個人的には先日読んだ「白鳥異伝」ほどは楽しめなかったのですが、最後の最後で阿高にやられました。ずるいわー。もうあんな台詞言われてみたーい!と別な意味で萌えてしまったのですが、ネタバレになってしまうので敢えて言いませんよ。
読んでのお楽しみで。
 
今回は、坂上田村麻呂が登場する時代背景を元に描かれています。
個人的に全く興味を持っていない時代であること、勉強不足がたたったせいか、今一つその世界感に入り込めなかった事が残念でなりません。

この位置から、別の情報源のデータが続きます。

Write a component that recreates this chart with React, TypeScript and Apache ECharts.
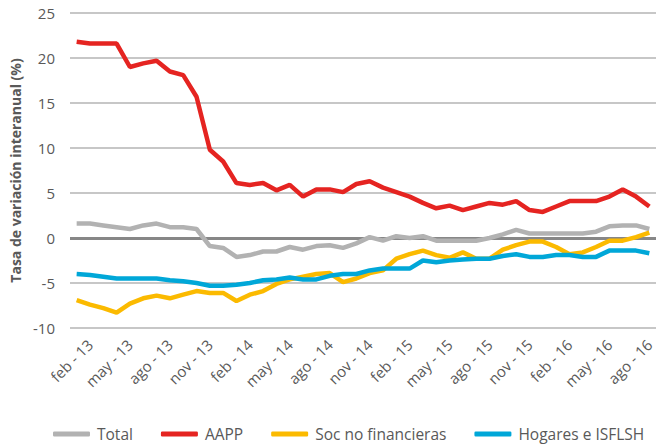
import React, { useEffect, useRef } from "react";
import * as echarts from "echarts";

const months = ["ene", "feb", "mar", "abr", "may", "jun", "jul", "ago", "sep", "oct", "nov", "dic"];
const categories: string[] = [];
for (let y = 13; y <= 16; y++) {
  for (let m = 0; m < 12; m++) {
    if (y === 16 && m > 7) break;
    categories.push(`${months[m]} - ${y}`);
  }
}

const total = [
  1.6, 1.6, 1.4, 1.2, 1.0, 1.4, 1.6, 1.2, 1.2, 1.0, -0.9, -1.1, -2.1, -1.9, -1.5, -1.5, -1.0, -1.3, -0.9, -0.8,
  -1.1, -0.6, 0.1, -0.3, 0.2, 0.0, 0.2, -0.3, -0.3, -0.3, -0.3, 0.0, 0.4, 0.9, 0.5, 0.5, 0.5, 0.5, 0.5, 0.7,
  1.3, 1.4, 1.4, 1.0,
];
const aapp = [
  21.8, 21.6, 21.6, 21.6, 19.0, 19.4, 19.7, 18.5, 18.1, 15.7, 9.8, 8.5, 6.1, 5.9, 6.1, 5.3, 5.9, 4.6, 5.4, 5.4,
  5.1, 6.0, 6.3, 5.6, 5.1, 4.6, 3.9, 3.3, 3.6, 3.1, 3.5, 3.9, 3.7, 4.1, 3.1, 2.9, 3.5, 4.1, 4.1, 4.1,
  4.6, 5.4, 4.6, 3.5,
];
const socNoFin = [
  -6.9, -7.4, -7.8, -8.3, -7.3, -6.7, -6.4, -6.7, -6.3, -5.9, -6.1, -6.1, -7.0, -6.3, -5.9, -5.1, -4.6, -4.3, -4.0, -3.9,
  -4.9, -4.5, -3.9, -3.6, -2.3, -1.8, -1.4, -1.9, -2.2, -1.6, -2.3, -2.3, -1.3, -0.8, -0.4, -0.4, -1.0, -1.8, -1.6, -1.0,
  -0.3, -0.3, 0.1, 0.6,
];
const hogares = [
  -4.0, -4.1, -4.3, -4.5, -4.5, -4.5, -4.5, -4.7, -4.8, -5.0, -5.3, -5.3, -5.2, -5.0, -4.7, -4.6, -4.4, -4.6, -4.6, -4.2,
  -4.0, -4.0, -3.6, -3.4, -3.4, -3.4, -2.5, -2.7, -2.5, -2.4, -2.3, -2.3, -2.0, -1.8, -2.1, -2.1, -1.9, -1.9, -2.1, -2.1,
  -1.4, -1.4, -1.4, -1.7,
];

const seriesNames = ["Total", "AAPP", "Soc no financieras", "Hogares e ISFLSH"];
const seriesColors = ["#b2b2b2", "#e52421", "#fbba00", "#00a7d8"];
const seriesData = [total, aapp, socNoFin, hogares];

const yTitle = "Tasa de variación interanual (%)";
const FONT = "'Open Sans', sans-serif";

export default function App() {
  const ref = useRef<HTMLDivElement>(null);
  useEffect(() => {
    if (!ref.current) return;
    const chart = echarts.init(ref.current, null, { renderer: "svg" });
    chart.setOption({
      animation: false,
      backgroundColor: "#ffffff",
      textStyle: { fontFamily: FONT },
      grid: { left: 70, right: 4, top: 13, bottom: 119, containLabel: false },
      legend: {
        data: seriesNames.map((n) => ({ name: n, icon: "roundRect" })),
        left: 53,
        top: 426,
        padding: 0,
        itemWidth: 37,
        itemHeight: 5,
        itemGap: 28,
        textStyle: { fontFamily: FONT, fontSize: 15.5, color: "#595959", padding: [0, 0, 0, 2] },
      },
      xAxis: {
        type: "category",
        data: categories,
        boundaryGap: true,
        axisLine: { show: false },
        axisTick: { show: false },
        axisLabel: {
          interval: (i: number) => i % 3 === 1,
          rotate: 45,
          margin: 14,
          fontFamily: FONT,
          fontSize: 15,
          color: "#595959",
        },
        splitLine: { show: false },
      },
      yAxis: {
        type: "value",
        min: -10,
        max: 25,
        interval: 5,
        name: yTitle,
        nameLocation: "middle",
        nameGap: 48,
        nameTextStyle: { fontFamily: FONT, fontSize: 14, fontWeight: "bold", color: "#595959" },
        axisLine: { show: false },
        axisTick: { show: false },
        axisLabel: { fontFamily: FONT, fontSize: 15, color: "#595959", margin: 15 },
        splitLine: { lineStyle: { color: "#b5b5b5", width: 1.5 } },
      },
      series: seriesNames.map((n, i) => ({
        name: n,
        type: "line",
        data: seriesData[i],
        symbol: "none",
        lineStyle: { color: seriesColors[i], width: 4.5 },
        itemStyle: { color: seriesColors[i] },
        z: 2 + i,
        markLine:
          i === 0
            ? {
                silent: true,
                symbol: "none",
                label: { show: false },
                lineStyle: { color: "#878787", width: 3, type: "solid" },
                data: [{ yAxis: 0 }],
                z: 1,
              }
            : undefined,
      })),
    });
    return () => chart.dispose();
  }, []);
  return <div ref={ref} style={{ width: 660, height: 447, position: "absolute", left: 0, top: 0 }} />;
}
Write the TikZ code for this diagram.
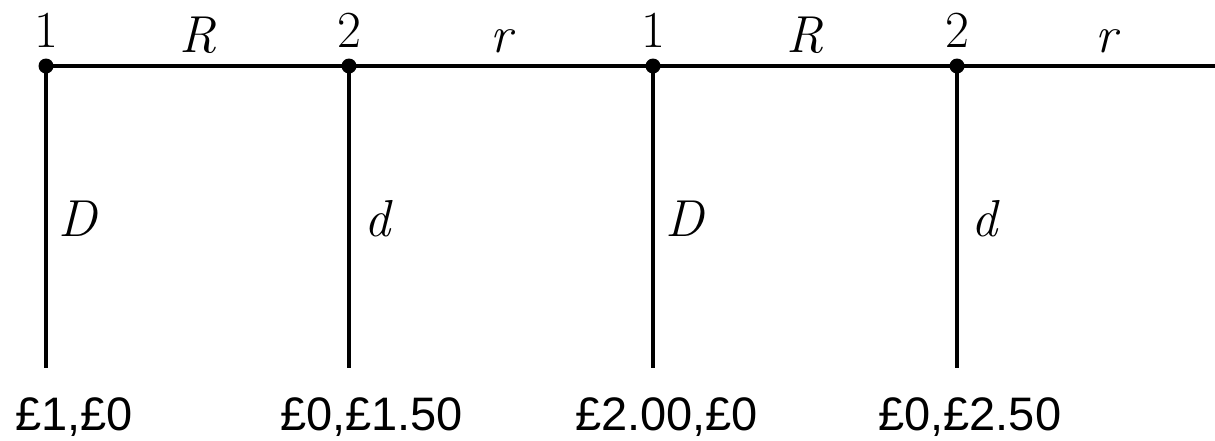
\documentclass[tikz,border=0pt]{standalone}
\usepackage{fontspec}
\newfontfamily\arialfont{Liberation Sans}
\begin{document}
\begin{tikzpicture}[x=1pt,y=-1pt,
  edge/.style={line width=3.6pt, line cap=butt},
  dotnode/.style={circle, fill=black, inner sep=0pt, minimum size=15pt},
  toplab/.style={anchor=base, inner sep=0pt, font=\fontsize{52}{60}\selectfont},
  sidelab/.style={anchor=base west, inner sep=0pt, font=\fontsize{52}{60}\selectfont},
  paylab/.style={anchor=base west, inner sep=0pt, font=\arialfont\fontsize{47}{54}\selectfont}]
\useasboundingbox (0,0) rectangle (1215,440);
% decision nodes
\node[dotnode] (n1) at (46,66) {};
\node[dotnode] (n2) at (349,66) {};
\node[dotnode] (n3) at (653,66) {};
\node[dotnode] (n4) at (957,66) {};
\coordinate (end) at (1215,66);
% terminal points
\coordinate (t1) at (46,368);
\coordinate (t2) at (349,368);
\coordinate (t3) at (653,368);
\coordinate (t4) at (957,368);
% main line
\draw[edge] (n1.center) -- (n2.center) -- (n3.center) -- (n4.center) -- (end);
% drops
\draw[edge] (n1.center) -- (t1);
\draw[edge] (n2.center) -- (t2);
\draw[edge] (n3.center) -- (t3);
\draw[edge] (n4.center) -- (t4);
% player labels
\node[toplab] (p1) at (46,47) {1};
\node[toplab] (p2) at (349,47) {2};
\node[toplab] (p3) at (653,47) {1};
\node[toplab] (p4) at (957,47) {2};
% move labels along top
\node[toplab] (m1) at (198,52) {\itshape R};
\node[toplab] (m2) at (501,52) {\itshape r};
\node[toplab] (m3) at (805,52) {\itshape R};
\node[toplab] (m4) at (1106,52) {\itshape r};
% drop labels
\node[sidelab] (s1) at (58,236) {\itshape D};
\node[sidelab] (s2) at (364,236) {\itshape d};
\node[sidelab] (s3) at (665,236) {\itshape D};
\node[sidelab] (s4) at (971,236) {\itshape d};
% payoffs
\node[paylab] (y1) at (15,430) {£1,£0};
\node[paylab] (y2) at (280,430) {£0,£1.50};
\node[paylab] (y3) at (575,430) {£2.00,£0};
\node[paylab] (y4) at (878,430) {£0,£2.50};
\end{tikzpicture}
\end{document}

だって、第二部の内親王の苑上が出てきたところから、いきなり興味をかきたてられたのですもの!(←これは、多分皇女和宮にはまって読みあさって興味を持った影響が多々あると思う)
 
男装をして野宿をし、旅をするなどという皇女が未だかつていただろうか!
ほとんど顔をさらすこともなく、宮に閉じこもってほとんど動く事もなく、恭まれて慈しまれて、身分の高さが高じてほとんど表舞台に出る事もない――そんなイメージの皇女ですが、苑上は良かったなあ。
 
全く外の世界を知らないのに、男達に果敢についていく。
そしてふと、阿高への気持ちに気付き、あまりの身分の違いに身を引く覚悟を決めてからの思いつめた苑上が物凄く大人っぽく艶めいています。
 
第一部から第二部に移行する時に、突然メインの人物や舞台が変わる事についていけなかったり、中盤中だるみしてしまったり(気持ち的に)もあったのですが、比較的楽しめました。
 
そしてラストの結末は、ぜひ読む価値あり。
これを10代の時に読んでいたら、妄想がどんどん膨らんでしまった事でしょう。
最終的には阿高派になっていた私でした。